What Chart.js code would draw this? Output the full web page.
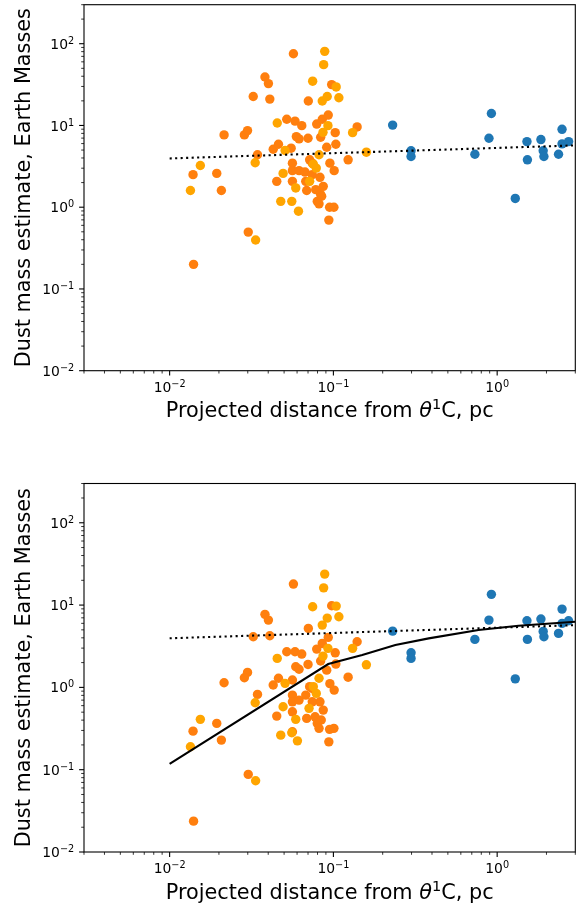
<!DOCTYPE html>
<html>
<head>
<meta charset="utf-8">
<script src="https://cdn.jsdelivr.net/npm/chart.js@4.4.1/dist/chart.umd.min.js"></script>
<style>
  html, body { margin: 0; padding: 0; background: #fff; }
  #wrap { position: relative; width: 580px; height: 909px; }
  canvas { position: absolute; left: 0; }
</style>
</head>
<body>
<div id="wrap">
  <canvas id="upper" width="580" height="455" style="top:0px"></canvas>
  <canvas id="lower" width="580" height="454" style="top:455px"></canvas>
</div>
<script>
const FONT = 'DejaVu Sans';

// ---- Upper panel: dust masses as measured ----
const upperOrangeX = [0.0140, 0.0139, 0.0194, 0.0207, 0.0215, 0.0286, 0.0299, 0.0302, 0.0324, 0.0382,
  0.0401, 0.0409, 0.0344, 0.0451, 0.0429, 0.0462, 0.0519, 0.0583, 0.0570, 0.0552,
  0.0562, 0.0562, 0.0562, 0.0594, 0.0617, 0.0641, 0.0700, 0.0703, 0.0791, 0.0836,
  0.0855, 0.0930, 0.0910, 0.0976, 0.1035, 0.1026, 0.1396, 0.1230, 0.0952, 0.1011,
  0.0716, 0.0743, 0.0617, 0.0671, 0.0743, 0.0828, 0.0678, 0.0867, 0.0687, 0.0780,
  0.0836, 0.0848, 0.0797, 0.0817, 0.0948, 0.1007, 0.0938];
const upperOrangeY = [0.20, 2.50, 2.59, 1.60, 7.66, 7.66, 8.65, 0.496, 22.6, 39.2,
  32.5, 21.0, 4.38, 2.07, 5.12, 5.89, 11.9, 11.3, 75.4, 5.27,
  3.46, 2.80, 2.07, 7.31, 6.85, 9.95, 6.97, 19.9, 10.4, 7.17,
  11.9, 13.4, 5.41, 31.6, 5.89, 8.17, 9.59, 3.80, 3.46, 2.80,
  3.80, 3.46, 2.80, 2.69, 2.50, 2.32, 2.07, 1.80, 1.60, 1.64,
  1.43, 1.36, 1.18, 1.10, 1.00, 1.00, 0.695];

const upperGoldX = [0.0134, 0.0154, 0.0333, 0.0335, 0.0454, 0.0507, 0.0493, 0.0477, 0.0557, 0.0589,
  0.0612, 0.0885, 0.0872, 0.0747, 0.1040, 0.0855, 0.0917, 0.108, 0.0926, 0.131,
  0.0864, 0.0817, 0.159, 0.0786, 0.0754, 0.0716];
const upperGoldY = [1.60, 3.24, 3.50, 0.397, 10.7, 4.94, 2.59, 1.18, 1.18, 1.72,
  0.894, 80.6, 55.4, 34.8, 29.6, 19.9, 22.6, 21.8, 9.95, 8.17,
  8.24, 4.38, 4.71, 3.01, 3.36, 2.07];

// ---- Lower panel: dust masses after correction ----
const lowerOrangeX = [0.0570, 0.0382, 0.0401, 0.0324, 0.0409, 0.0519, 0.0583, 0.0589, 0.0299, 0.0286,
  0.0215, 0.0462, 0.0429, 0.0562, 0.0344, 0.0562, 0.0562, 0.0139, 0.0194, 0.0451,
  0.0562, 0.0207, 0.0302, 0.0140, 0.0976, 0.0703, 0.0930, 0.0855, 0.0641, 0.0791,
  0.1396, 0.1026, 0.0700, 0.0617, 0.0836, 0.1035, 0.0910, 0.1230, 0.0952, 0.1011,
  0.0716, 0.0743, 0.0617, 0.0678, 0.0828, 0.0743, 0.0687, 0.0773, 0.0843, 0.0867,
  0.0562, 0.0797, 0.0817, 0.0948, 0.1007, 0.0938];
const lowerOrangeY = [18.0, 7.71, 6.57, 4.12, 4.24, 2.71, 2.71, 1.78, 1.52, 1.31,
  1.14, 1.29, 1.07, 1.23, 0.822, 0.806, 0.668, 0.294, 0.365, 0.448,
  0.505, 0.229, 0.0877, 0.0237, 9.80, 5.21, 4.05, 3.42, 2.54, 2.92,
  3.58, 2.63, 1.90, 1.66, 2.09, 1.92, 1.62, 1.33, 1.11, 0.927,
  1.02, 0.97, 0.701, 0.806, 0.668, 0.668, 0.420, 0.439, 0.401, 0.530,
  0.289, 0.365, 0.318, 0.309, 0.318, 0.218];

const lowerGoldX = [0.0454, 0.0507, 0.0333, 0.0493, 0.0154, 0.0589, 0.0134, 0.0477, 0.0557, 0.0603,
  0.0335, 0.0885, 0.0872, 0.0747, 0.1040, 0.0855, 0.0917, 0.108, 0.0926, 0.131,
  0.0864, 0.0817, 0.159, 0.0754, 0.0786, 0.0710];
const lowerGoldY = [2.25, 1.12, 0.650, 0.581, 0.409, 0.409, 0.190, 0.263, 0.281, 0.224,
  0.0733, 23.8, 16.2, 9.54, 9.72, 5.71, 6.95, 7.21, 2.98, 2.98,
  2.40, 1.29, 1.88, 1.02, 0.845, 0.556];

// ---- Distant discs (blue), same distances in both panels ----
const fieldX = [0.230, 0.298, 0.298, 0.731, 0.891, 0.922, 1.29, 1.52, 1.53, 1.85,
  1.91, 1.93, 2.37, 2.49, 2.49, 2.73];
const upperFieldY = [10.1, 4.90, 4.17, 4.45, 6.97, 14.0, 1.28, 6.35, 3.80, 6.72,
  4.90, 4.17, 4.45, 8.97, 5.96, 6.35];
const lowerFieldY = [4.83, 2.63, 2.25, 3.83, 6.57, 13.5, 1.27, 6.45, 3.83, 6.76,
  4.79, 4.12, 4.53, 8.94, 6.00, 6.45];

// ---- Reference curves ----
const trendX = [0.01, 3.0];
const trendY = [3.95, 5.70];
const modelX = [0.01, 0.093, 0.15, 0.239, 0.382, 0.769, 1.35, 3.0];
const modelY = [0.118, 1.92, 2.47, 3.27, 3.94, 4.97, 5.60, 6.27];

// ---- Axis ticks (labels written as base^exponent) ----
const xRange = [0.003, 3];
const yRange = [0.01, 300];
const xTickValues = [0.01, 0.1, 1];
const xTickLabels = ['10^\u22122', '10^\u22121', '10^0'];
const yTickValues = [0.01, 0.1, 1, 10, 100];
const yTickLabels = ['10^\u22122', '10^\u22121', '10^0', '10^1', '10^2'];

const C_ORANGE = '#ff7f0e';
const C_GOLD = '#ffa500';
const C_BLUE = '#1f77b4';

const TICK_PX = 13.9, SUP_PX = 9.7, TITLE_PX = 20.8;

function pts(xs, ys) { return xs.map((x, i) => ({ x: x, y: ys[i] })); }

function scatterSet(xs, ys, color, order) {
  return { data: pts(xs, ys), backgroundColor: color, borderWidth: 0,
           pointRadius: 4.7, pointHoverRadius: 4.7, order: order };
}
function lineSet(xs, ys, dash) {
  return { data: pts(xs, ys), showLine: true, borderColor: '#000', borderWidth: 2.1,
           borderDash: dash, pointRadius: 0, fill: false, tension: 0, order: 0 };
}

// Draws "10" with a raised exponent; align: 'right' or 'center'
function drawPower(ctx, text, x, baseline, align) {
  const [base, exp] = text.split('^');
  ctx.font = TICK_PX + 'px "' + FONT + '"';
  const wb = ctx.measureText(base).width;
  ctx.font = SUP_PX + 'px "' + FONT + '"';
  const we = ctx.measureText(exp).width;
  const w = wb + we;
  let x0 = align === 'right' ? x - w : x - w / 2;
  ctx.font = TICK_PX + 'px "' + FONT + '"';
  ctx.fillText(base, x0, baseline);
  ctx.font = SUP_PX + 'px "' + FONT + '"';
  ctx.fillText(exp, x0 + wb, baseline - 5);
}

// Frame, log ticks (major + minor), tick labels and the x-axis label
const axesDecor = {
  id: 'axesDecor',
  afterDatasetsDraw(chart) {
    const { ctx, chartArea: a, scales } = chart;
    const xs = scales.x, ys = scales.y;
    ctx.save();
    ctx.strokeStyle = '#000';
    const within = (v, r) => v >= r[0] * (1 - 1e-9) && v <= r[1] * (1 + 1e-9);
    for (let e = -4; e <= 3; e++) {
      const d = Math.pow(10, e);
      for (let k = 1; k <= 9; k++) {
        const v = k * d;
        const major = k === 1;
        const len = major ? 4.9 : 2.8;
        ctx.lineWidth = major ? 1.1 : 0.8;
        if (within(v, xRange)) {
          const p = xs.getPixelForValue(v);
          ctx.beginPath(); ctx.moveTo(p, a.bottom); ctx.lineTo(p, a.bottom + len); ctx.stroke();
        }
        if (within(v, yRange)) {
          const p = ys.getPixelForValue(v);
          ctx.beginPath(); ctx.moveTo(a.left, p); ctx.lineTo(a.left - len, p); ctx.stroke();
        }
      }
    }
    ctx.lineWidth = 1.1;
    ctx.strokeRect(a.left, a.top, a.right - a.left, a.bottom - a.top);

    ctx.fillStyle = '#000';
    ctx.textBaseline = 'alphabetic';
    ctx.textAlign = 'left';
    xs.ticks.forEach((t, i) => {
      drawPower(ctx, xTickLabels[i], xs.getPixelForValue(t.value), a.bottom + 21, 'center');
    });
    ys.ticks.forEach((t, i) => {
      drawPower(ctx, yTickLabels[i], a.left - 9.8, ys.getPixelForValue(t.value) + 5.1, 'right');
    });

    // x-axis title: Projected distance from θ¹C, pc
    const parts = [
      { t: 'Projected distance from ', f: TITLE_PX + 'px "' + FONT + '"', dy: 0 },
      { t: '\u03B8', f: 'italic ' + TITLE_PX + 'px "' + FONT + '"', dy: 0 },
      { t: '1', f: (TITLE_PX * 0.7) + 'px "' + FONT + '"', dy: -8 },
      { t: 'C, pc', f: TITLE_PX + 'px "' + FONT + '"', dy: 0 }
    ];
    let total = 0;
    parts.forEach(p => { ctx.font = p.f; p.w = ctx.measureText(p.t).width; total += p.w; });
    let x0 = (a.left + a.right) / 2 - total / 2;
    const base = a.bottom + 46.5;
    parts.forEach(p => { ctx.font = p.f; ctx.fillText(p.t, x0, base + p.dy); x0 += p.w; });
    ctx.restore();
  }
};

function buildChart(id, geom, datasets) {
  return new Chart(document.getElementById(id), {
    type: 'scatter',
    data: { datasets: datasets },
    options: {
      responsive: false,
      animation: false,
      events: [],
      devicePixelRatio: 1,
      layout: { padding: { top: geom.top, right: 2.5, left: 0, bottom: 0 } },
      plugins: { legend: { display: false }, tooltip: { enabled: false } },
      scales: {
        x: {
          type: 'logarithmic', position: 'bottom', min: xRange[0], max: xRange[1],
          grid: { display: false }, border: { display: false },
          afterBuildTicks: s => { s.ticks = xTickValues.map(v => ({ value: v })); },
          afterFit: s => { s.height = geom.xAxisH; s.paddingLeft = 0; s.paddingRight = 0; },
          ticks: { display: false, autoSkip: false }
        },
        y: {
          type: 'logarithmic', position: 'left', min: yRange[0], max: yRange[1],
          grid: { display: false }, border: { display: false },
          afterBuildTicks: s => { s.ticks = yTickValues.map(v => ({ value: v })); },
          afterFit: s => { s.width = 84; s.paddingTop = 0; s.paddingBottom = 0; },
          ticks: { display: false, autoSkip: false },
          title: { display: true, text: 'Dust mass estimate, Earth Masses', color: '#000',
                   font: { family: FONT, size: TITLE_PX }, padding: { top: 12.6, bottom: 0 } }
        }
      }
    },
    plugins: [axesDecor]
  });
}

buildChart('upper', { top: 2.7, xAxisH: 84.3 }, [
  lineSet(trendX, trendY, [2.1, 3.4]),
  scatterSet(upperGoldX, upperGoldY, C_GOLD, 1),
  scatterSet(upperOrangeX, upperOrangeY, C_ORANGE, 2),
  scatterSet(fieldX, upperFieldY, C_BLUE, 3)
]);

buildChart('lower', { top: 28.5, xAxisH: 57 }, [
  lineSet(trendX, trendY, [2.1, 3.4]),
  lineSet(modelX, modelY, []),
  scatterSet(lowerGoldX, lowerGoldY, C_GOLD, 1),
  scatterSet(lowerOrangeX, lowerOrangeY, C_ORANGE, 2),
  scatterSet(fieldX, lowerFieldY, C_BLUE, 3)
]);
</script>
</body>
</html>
⁂
Exercise prompt:
Everything from the top line of the data down to and including the line with "const FONT = 'DejaVu Sans';" is to be copied, except the pictures.

Finished task:
What Chart.js code would draw this? Output the full web page.
<!DOCTYPE html>
<html>
<head>
<meta charset="utf-8">
<script src="https://cdn.jsdelivr.net/npm/chart.js@4.4.1/dist/chart.umd.min.js"></script>
<style>
  html, body { margin: 0; padding: 0; background: #fff; }
  #wrap { position: relative; width: 580px; height: 909px; }
  canvas { position: absolute; left: 0; }
</style>
</head>
<body>
<div id="wrap">
  <canvas id="upper" width="580" height="455" style="top:0px"></canvas>
  <canvas id="lower" width="580" height="454" style="top:455px"></canvas>
</div>
<script>
const FONT = 'DejaVu Sans';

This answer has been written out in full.